Culbertson and Sarah McClintock adopt infant Johnny Steele – who will one day be known as “Coal Oil Johnny” – and his sister, Permelia, and bring them home to their farm on the banks of Oil Creek in Venango County, Pennsylvania.

The oil boom prompted by Edwin Drake’s oil discovery – America’s first commercial oil well – 15 years later makes the widow McClintock a fortune in royalties. She leaves the money to her only surviving child, Johnny, when she dies in a kitchen fire in 1864. At age 20, he inherits $24,500 and his mother’s 200-acre farm with 20 producing wells yielding $2,800 a day in royalties.

Coal Oil Johnny Steele will earn his name in 1865 after such a legendary year of extravagance that years later the New York Times will report: “In his day, Steele was the greatest spender the world had ever known…he threw away $3,000,000 in less than a year.”

The rise and fall of Coal Oil Johnny, who dies in modest circumstances in 1920 at age 76, will linger in petroleum history – giving rise to stereotypes J..R. Ewing, or the Beverly Hillbillies, or even John D. Rockefeller.

“For generations after the peak of his career, he was still so famous that any major oil strike, particularly like the epoch-marking one at Spindletop in Texas in 1901, brought his tales back to people’s lips,” notes an October 18, 2010, article, The Legend of Coal Oil Johnny, America’s Great Forgotten Parable,” in the Atlantic magazine.

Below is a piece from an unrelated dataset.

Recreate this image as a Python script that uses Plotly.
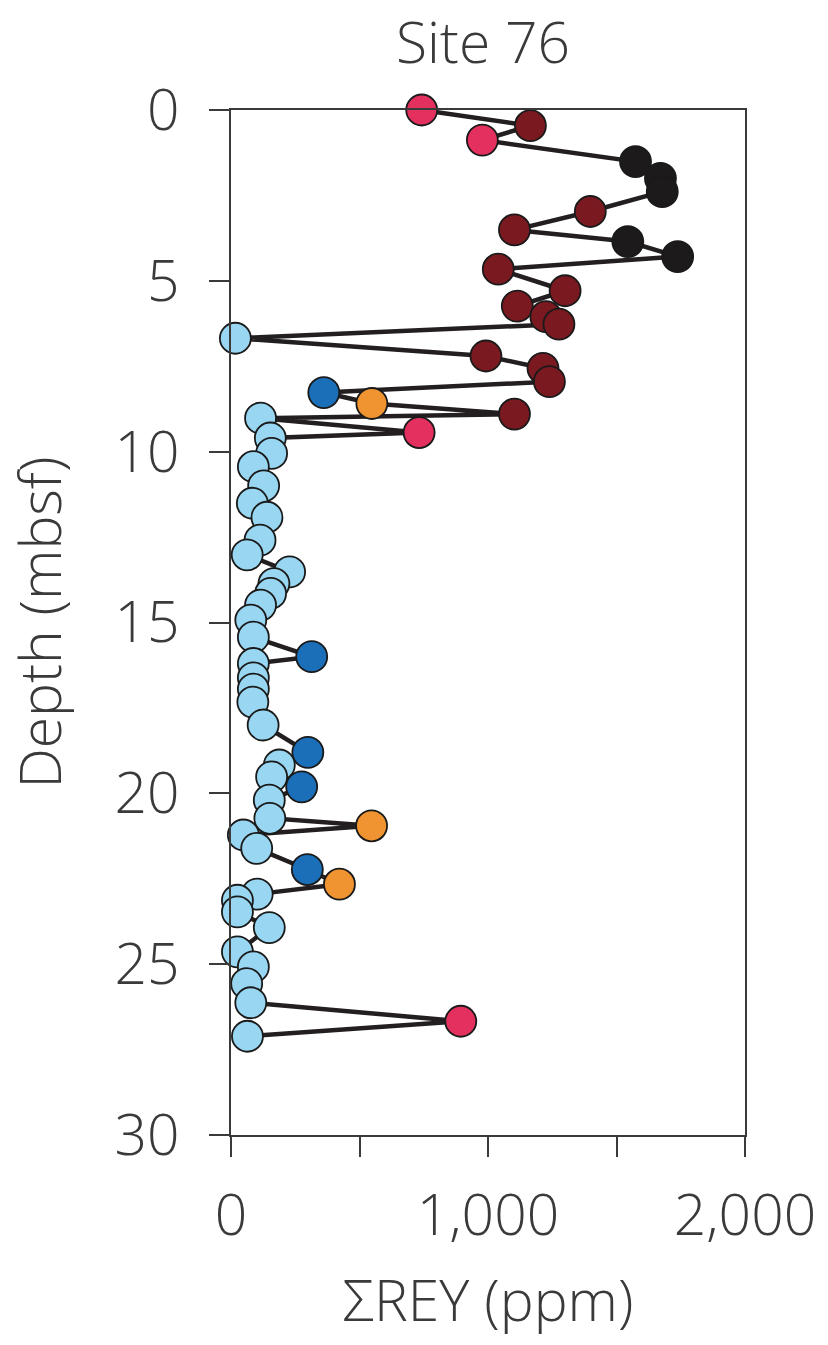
import plotly.graph_objects as go

# Depth (mbsf), sum of rare earth elements + yttrium (ppm), sample group
depth = [0.0, 0.46, 0.88, 1.51, 2.0, 2.39, 2.97, 3.51, 3.85, 4.29,
         4.66, 5.29, 5.74, 6.05, 6.27, 6.68, 7.2, 7.56, 7.95, 8.27,
         8.59, 8.9, 9.02, 9.44, 9.6, 10.05, 10.44, 11.0, 11.51, 11.92,
         12.59, 13.02, 13.52, 13.86, 14.15, 14.49, 14.93, 15.43, 16.0, 16.2,
         16.62, 16.95, 17.33, 18.0, 18.8, 19.17, 19.52, 19.81, 20.2, 20.73,
         20.95, 21.22, 21.61, 22.23, 22.66, 22.95, 23.13, 23.47, 23.93, 24.64,
         25.08, 25.57, 26.13, 26.67, 27.11]
rey = [742, 1165, 978, 1574, 1671, 1678, 1398, 1103, 1544, 1738,
       1040, 1300, 1114, 1225, 1276, 17, 992, 1214, 1239, 361,
       548, 1103, 115, 732, 153, 158, 87, 127, 83, 140,
       113, 63, 228, 167, 154, 115, 77, 87, 314, 87,
       87, 87, 85, 125, 299, 188, 158, 275, 149, 151,
       547, 48, 100, 297, 422, 102, 25, 25, 149, 25,
       87, 61, 77, 894, 64]
group = ["pink", "darkred", "pink", "black", "black", "black", "darkred", "darkred", "black", "black",
         "darkred", "darkred", "darkred", "darkred", "darkred", "lightblue", "darkred", "darkred", "darkred", "blue",
         "orange", "darkred", "lightblue", "pink", "lightblue", "lightblue", "lightblue", "lightblue", "lightblue", "lightblue",
         "lightblue", "lightblue", "lightblue", "lightblue", "lightblue", "lightblue", "lightblue", "lightblue", "blue", "lightblue",
         "lightblue", "lightblue", "lightblue", "lightblue", "blue", "lightblue", "lightblue", "blue", "lightblue", "lightblue",
         "orange", "lightblue", "lightblue", "blue", "orange", "lightblue", "lightblue", "lightblue", "lightblue", "lightblue",
         "lightblue", "lightblue", "lightblue", "pink", "lightblue"]

x_tickvals = [0, 500, 1000, 1500, 2000]
x_ticktext = ["0", "", "1,000", "", "2,000"]
y_tickvals = [0, 5, 10, 15, 20, 25, 30]

palette = {
    "pink": "#E3305F",
    "darkred": "#7A1A20",
    "black": "#1C1A1B",
    "lightblue": "#98D6F1",
    "blue": "#1B6FB8",
    "orange": "#F09432",
}
colors = [palette[g] for g in group]

FONT = "Open Sans"
TXT = "#3a3a3a"
fnt = dict(family=FONT, size=57, color=TXT, weight=300)

fig = go.Figure()
fig.add_trace(go.Scatter(
    x=rey, y=depth, mode="lines+markers",
    line=dict(color="#231F20", width=4.5),
    marker=dict(size=31, color=colors, line=dict(color="#1a1a1a", width=1.8)),
    showlegend=False, cliponaxis=False,
))

axis_common = dict(
    showgrid=False, zeroline=False, showline=True, mirror=True,
    linecolor=TXT, linewidth=2,
    ticks="outside", ticklen=20, tickwidth=2, tickcolor=TXT,
    tickfont=fnt,
)

fig.update_layout(
    width=828, height=1345,
    margin=dict(l=231, r=83, t=110, b=210),
    paper_bgcolor="white", plot_bgcolor="white",
    font=dict(family=FONT, color=TXT),
    title=dict(text="Site 76", font=fnt,
               x=483 / 828, xref="container", xanchor="center",
               y=1 - 43 / 1345, yref="container", yanchor="middle"),
    xaxis=dict(range=[0, 2000], tickvals=x_tickvals, ticktext=x_ticktext,
               ticklabelstandoff=10,
               title=dict(text="ΣREY (ppm)", font=fnt, standoff=30),
               **axis_common),
    yaxis=dict(range=[30, 0], tickvals=y_tickvals, ticklabelstandoff=18,
               title=dict(text="Depth (mbsf)", font=fnt, standoff=42),
               **axis_common),
)

fig.write_html("out.html")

“Coal Oil Johnny was a legend and like all legends, he became a stand-in for a constellation of people, things, ideas, feelings and morals — in this case, about oil wealth and how it works,” notes the article. “He was the first great cautionary tale of the oil age — and his name would resound in popular culture for more than half a century after he made and lost his fortune in the 1860s.”

John Washington Steele’s Venango County home has been restored by Pennsylvania’s Oil Region Alliance.